Le problème est justement que tous ces calculs, ces commentaires font l’impasse sur le fait que si François Fillon est adoubé ce sera par environ 2 millions de voix qui, au-delà de leur sociologie si particulière représentent environ 5 % du corps électoral français. Et qu’au sein de celui-ci 60 %, soit 24 millions de voix, appartiennent aux couches populaires abandonnées. Une moitié a décroché et s’abstient désormais, l’autre vote Front National. Ce peuple a fait preuve, jusqu’à présent, d’une étonnante maîtrise face au terrorisme, au pitoyable effondrement de l’État incarné par François Hollande, à l’austérité brutale qui déclasse des pans entiers de territoires, avec ceux qui les habitent, et au rouleau compresseur culturel communautariste qui désormais le met en rage.

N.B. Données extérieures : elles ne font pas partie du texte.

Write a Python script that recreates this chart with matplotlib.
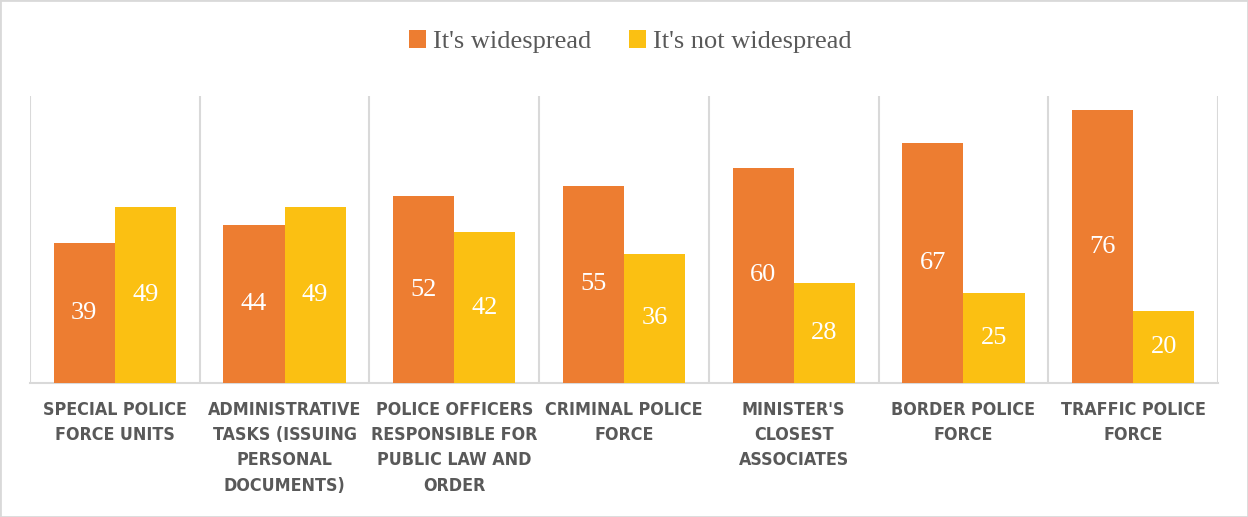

Une des raisons de cette maîtrise est l’échéance de mai 2017. L’élection présidentielle, l’enjeu est bien celui-là. Les couches populaires veulent qu’on les entende et qu’on leur parle. Autrement qu’en leur martelant qu’il n’y a pas d’alternative et en leur donnant en permanence des cours de morale. François Fillon, candidat de la bourgeoisie traditionnelle, sera-t-il en mesure de s’y atteler, de leur donner à voir une France dans laquelle ils se reconnaîtraient et de démontrer qu’il serait capable de l’incarner ? Je ne le crois pas. J’ai dit ma conviction que le Front National qui, lui, les entend et leur parle ne peut être la réponse politique opératoire. Je pensais Nicolas Sarkozy capable de le faire, je me suis trompé. Je pense toujours, et le soutiens pour cela, que Jean-Luc Mélenchon a un rôle très important à jouer. Mais il est probable que le printemps prochain nous réserve, bonnes ou mauvaises, quelques surprises.

Si cette échéance, dans sa campagne et dans son résultat, ne répond pas, ne serait-ce qu’en partie, à l’inquiétude, à la souffrance mais aussi à cette colère qui monte, nous saurons que nous aurons pris le chemin de l’aventure.